#### Recorded information ####

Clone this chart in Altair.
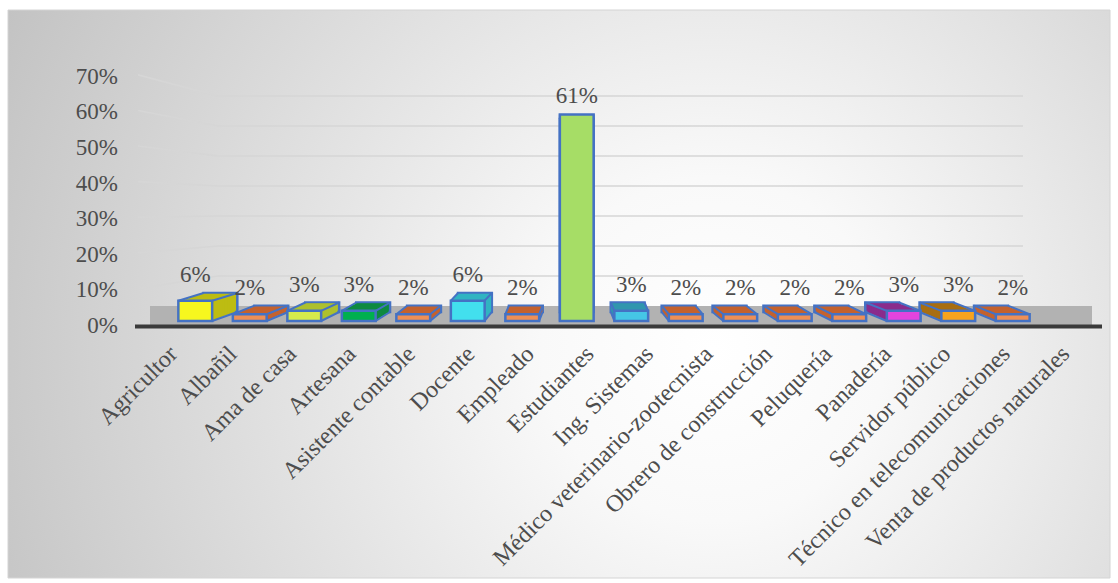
import altair as alt
import pandas as pd

# ---------------- data ----------------
categories = [
    "Agricultor", "Albañil", "Ama de casa", "Artesana", "Asistente contable",
    "Docente", "Empleado", "Estudiantes", "Ing. Sistemas",
    "Médico veterinario-zootecnista", "Obrero de construcción", "Peluquería",
    "Panadería", "Servidor público", "Técnico en telecomunicaciones",
    "Venta de productos naturales",
]
values = [6, 2, 3, 3, 2, 6, 2, 61, 3, 2, 2, 2, 2, 3, 3, 2]
tick_values = [0, 10, 20, 30, 40, 50, 60, 70]

# ---------------- styles ----------------
front_colors = [
    "#F7F71E", "#EE8F55", "#D6EA4C", "#00B04F", "#EE8F55", "#42E0EE",
    "#EE8F55", "#A6DD66", "#45C6E6", "#EE8F55", "#EE8F55", "#EE8F55",
    "#EE8F55", "#E444DE", "#F7A31E", "#EE8F55",
]
side_colors = [
    "#BDBC12", "#C4622E", "#ADC02E", "#0E8A40", "#C4622E", "#31B4C2",
    "#C4622E", "#86BE4C", "#3096AE", "#C4622E", "#C4622E", "#C4622E",
    "#C4622E", "#8A2C8C", "#A86E12", "#C4622E",
]
FONT = "Liberation Serif"
TXT = "#4d4d4d"
BLUE = "#4472C4"
W, H = 872, 237
LEFT, TOP = 168, 84

df = pd.DataFrame({"cat": categories, "v": values, "i": list(range(len(categories)))})
grid_df = pd.DataFrame({"t": tick_values})
one = pd.DataFrame({"k": [0]})

xs = alt.Scale(domain=[-0.5, len(categories) - 0.5], nice=False, zero=False)
ys = alt.Scale(domain=[0, 70], nice=False, zero=True)

# perspective helpers (Vega expressions): depth shift and back-plane mapping
DX = "clamp(0.066*(7 - datum.i), -0.4, 0.47)"
HALF = 0.31

base = alt.Chart(df)

# background panel with radial gradient
bg = alt.Chart(one).mark_rect(
    fill=alt.RadialGradient(
        gradient="radial",
        stops=[
            alt.GradientStop(offset=0, color="#ffffff"),
            alt.GradientStop(offset=0.2, color="#f9f9f9"),
            alt.GradientStop(offset=1, color="#bcbcbc"),
        ],
        x1=0.64, y1=0.55, x2=0.64, y2=0.55, r1=0, r2=0.78,
    ),
    stroke="#d4d4d4", strokeWidth=1,
).encode(x=alt.value(8 - LEFT), x2=alt.value(1110 - LEFT),
         y=alt.value(10 - TOP), y2=alt.value(578 - TOP))

# perspective gridlines
grid = alt.Chart(grid_df).transform_filter("datum.t > 0").transform_calculate(
    b="4.43 + 0.886*datum.t", f="1.0514*datum.t - 0.9"
)
grid_flat = grid.mark_rule(color="#d6d6d6", strokeWidth=1.6).encode(
    x=alt.value(218 - LEFT), x2=alt.value(1023 - LEFT),
    y=alt.Y("b:Q", scale=ys, axis=None),
)
grid_slant = grid.mark_rule(color="#d6d6d6", strokeWidth=1.6).encode(
    x=alt.value(138 - LEFT), x2=alt.value(218 - LEFT),
    y=alt.Y("f:Q", scale=ys, axis=None), y2="b:Q",
)

# y-axis labels (front plane)
ylab = alt.Chart(grid_df).transform_calculate(
    u="1.0514*datum.t - 1.477", lab="datum.t + '%'"
).mark_text(font=FONT, fontSize=23, color=TXT, align="right", baseline="middle").encode(
    x=alt.value(118 - LEFT), y=alt.Y("u:Q", scale=ys, axis=None), text="lab:N"
)

# floor
floor = alt.Chart(one).mark_rect(color="#b2b2b2").encode(
    x=alt.value(150 - LEFT), x2=alt.value(1092 - LEFT),
    y=alt.value(306 - TOP), y2=alt.value(325 - TOP)
)
floor_line = alt.Chart(one).mark_rule(color="#3a3a3a", strokeWidth=4).encode(
    x=alt.value(135 - LEFT), x2=alt.value(1102 - LEFT), y=alt.value(326.5 - TOP)
)


def face(k, stroke):
    """Box cross-section at depth fraction k (0 = front face, 1 = back face)."""
    ch = base.transform_calculate(
        dx=DX,
    ).transform_calculate(
        x0=f"datum.i - {HALF} + {k}*datum.dx",
        x1=f"datum.i + {HALF} + {k}*datum.dx",
        yt=f"datum.v + {k}*(2.66 - 0.066*datum.v)",
        yb=f"{k}*2.66",
    )
    if stroke:
        mk = ch.mark_bar(stroke=BLUE, strokeWidth=2.5)
    else:
        mk = ch.mark_bar(strokeWidth=0)
    enc = dict(
        x=alt.X("x0:Q", scale=xs, axis=None), x2="x1:Q",
        y=alt.Y("yt:Q", scale=ys, axis=None), y2="yb:Q",
    )
    if k == 0:
        enc["color"] = alt.Color("cat:N", scale=alt.Scale(domain=categories, range=front_colors), legend=None)
    else:
        enc["fill"] = alt.Fill("cat:N", scale=alt.Scale(domain=categories, range=side_colors), legend=None)
    return mk.encode(**enc)


back = face(1, True)
sweep = [face(k, False) for k in [0.9, 0.8, 0.7, 0.6, 0.5, 0.4, 0.3, 0.2, 0.1]]

# connecting edges of the boxes
edges_src = base.transform_calculate(dx=DX).transform_calculate(
    bt="0.934*datum.v + 2.66",
    xl=f"datum.i - {HALF}", xr=f"datum.i + {HALF}",
    xo=f"datum.dx > 0 ? datum.i + {HALF} : datum.i - {HALF}",
)
edge_tl = edges_src.transform_calculate(xb="datum.xl + datum.dx").mark_rule(color=BLUE, strokeWidth=2).encode(
    x=alt.X("xl:Q", scale=xs, axis=None), x2="xb:Q",
    y=alt.Y("v:Q", scale=ys, axis=None), y2="bt:Q")
edge_tr = edges_src.transform_calculate(xb="datum.xr + datum.dx").mark_rule(color=BLUE, strokeWidth=2).encode(
    x=alt.X("xr:Q", scale=xs, axis=None), x2="xb:Q",
    y=alt.Y("v:Q", scale=ys, axis=None), y2="bt:Q")
edge_b = edges_src.transform_calculate(xb="datum.xo + datum.dx", z="0", zb="2.66").mark_rule(color=BLUE, strokeWidth=2).encode(
    x=alt.X("xo:Q", scale=xs, axis=None), x2="xb:Q",
    y=alt.Y("z:Q", scale=ys, axis=None), y2="zb:Q")

front = face(0, True)

# value labels
vals = base.transform_calculate(
    lab="datum.v + '%'", top="max(datum.v, 0.934*datum.v + 2.66)"
).mark_text(
    font=FONT, fontSize=23, color=TXT, baseline="alphabetic", dy=-11
).encode(
    x=alt.X("i:Q", scale=xs, axis=None),
    y=alt.Y("top:Q", scale=ys, axis=None),
    text="lab:N",
)

# category labels (rotated, on the front edge of the floor)
xl = base.transform_calculate(lx="datum.i*1.0913 - 0.55").mark_text(
    font=FONT, fontSize=24, color=TXT, angle=315, align="right", baseline="top"
).encode(
    x=alt.X("lx:Q", scale=xs, axis=None),
    y=alt.value(342 - TOP),
    text="cat:N",
)

layers = [bg, grid_slant, grid_flat, ylab, floor, floor_line, back] + sweep + [
    edge_tl, edge_tr, edge_b, front, vals, xl]

chart = alt.layer(*layers).properties(
    width=W, height=H,
    autosize=alt.AutoSizeParams(type="none"),
    padding={"left": LEFT, "top": TOP, "right": 1118 - LEFT - W, "bottom": 583 - TOP - H},
    background="white",
).configure_view(stroke=None)

chart.save("out.html", embed_options={"renderer": "svg", "actions": False})
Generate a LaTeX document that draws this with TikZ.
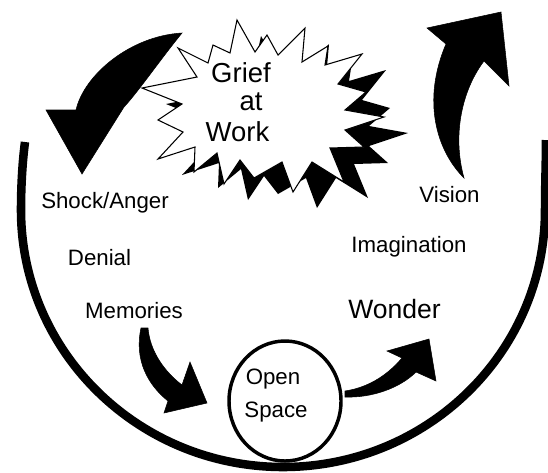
\documentclass[tikz,border=0pt]{standalone}
\usepackage{fontspec}
\setmainfont{Liberation Sans}
\usetikzlibrary{shapes.geometric}
\newcommand\starburst[1]{\path[#1] (178,48) -- (208,63) -- (213,45) -- (230,53) -- (237,20) -- (255,52) -- (267,35) -- (278,55) -- (305,28) -- (302,62) -- (328,46) -- (325,65) -- (362,54) -- (338,84) -- (366,92) -- (345,110) -- (384,117) -- (345,130) -- (364,147) -- (330,148) -- (344,182) -- (312,162) -- (293,192) -- (282,162) -- (254,178) -- (240,160) -- (224,184) -- (217,153) -- (194,172) -- (195,147) -- (158,159) -- (183,132) -- (158,120) -- (182,104) -- (142,88) -- (197,77) -- cycle;}
\begin{document}
\begin{tikzpicture}[x=0.75pt,y=-0.75pt,
  lbl/.style={font=\fontsize{16.7}{20}\selectfont,inner sep=0pt,anchor=base},
  bigl/.style={font=\fontsize{19.9}{24}\selectfont,inner sep=0pt,anchor=base},
  grief/.style={font=\fontsize{20.6}{24}\selectfont,inner sep=0pt,anchor=base},
  blockarrow/.style={fill=black,draw=black,line width=0.4pt,line join=miter}]
\useasboundingbox (0,0) rectangle (548,472);
% big cycle curve
\coordinate (cl) at (25,142);
\coordinate (cr) at (546,140);
\draw[line width=6.4pt] (cl) .. controls (22,165) and (21,190) .. (21,210)
  arc[start angle=180, end angle=0, x radius=262, y radius=257]
  .. controls (545,185) and (546,160) .. (cr);
% starburst with shadow
\starburst{fill=black,shift={(24,16)}}
\starburst{fill=white,draw=black,line width=0.8pt,line join=miter}
\node[grief] (grief) at (241,82) {Grief};
\node[grief] (at) at (251,110) {at};
\node[grief] (work) at (237.5,141) {Work};
% arrows
\path[blockarrow] (182,33) .. controls (130,36) and (84,75) .. (76,110) -- (46,110) -- (82,174) -- (124,107) .. controls (138,92) and (160,60) .. (182,33) -- cycle;
\path[blockarrow] (464,178) .. controls (436,150) and (422,100) .. (446,44) -- (427,28) -- (501,12) -- (509,86) -- (484,61) .. controls (462,90) and (452,135) .. (464,178) -- cycle;
\path[blockarrow] (141,328) .. controls (134,360) and (148,385) .. (168,401) -- (164,413) -- (207,403) -- (190,362) -- (182,385) .. controls (165,372) and (150,352) .. (148,328) -- cycle;
\path[blockarrow] (345,397) .. controls (372,398) and (400,388) .. (416,372) -- (436,381) -- (429,339) -- (387,351) -- (402,358) .. controls (385,378) and (365,388) .. (345,391) -- cycle;
% open space
\node[ellipse,draw,line width=2.6pt,minimum width=84pt,minimum height=90pt,inner sep=0pt] (os) at (285,401) {};
\node[lbl] (open) at (273,384) {Open};
\node[lbl] (space) at (276,417) {Space};
% labels
\node[lbl] (shock) at (105,208) {Shock/Anger};
\node[lbl] (denial) at (99.5,265) {Denial};
\node[lbl] (memories) at (134,318) {Memories};
\node[lbl] (vision) at (449.5,202) {Vision};
\node[lbl] (imag) at (409,252) {Imagination};
\node[bigl] (wonder) at (394.5,318) {Wonder};
\end{tikzpicture}
\end{document}
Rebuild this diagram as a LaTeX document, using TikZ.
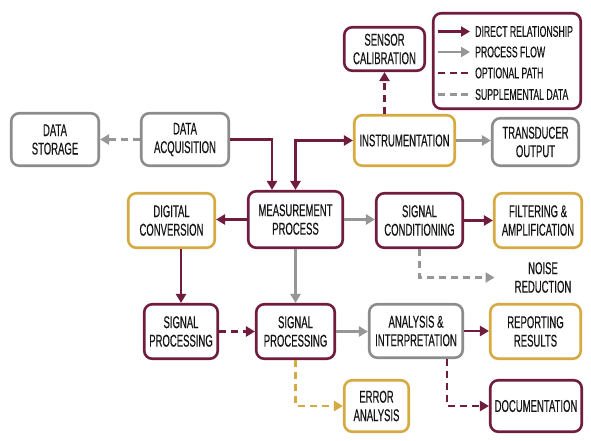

####

Given task | Starting at the first line of the entries, restate word for word everything through the line that holds "import pandas as pd", both ends included, but omit any pictures.

Written response |
Clone this chart in Altair.
import altair as alt
import pandas as pd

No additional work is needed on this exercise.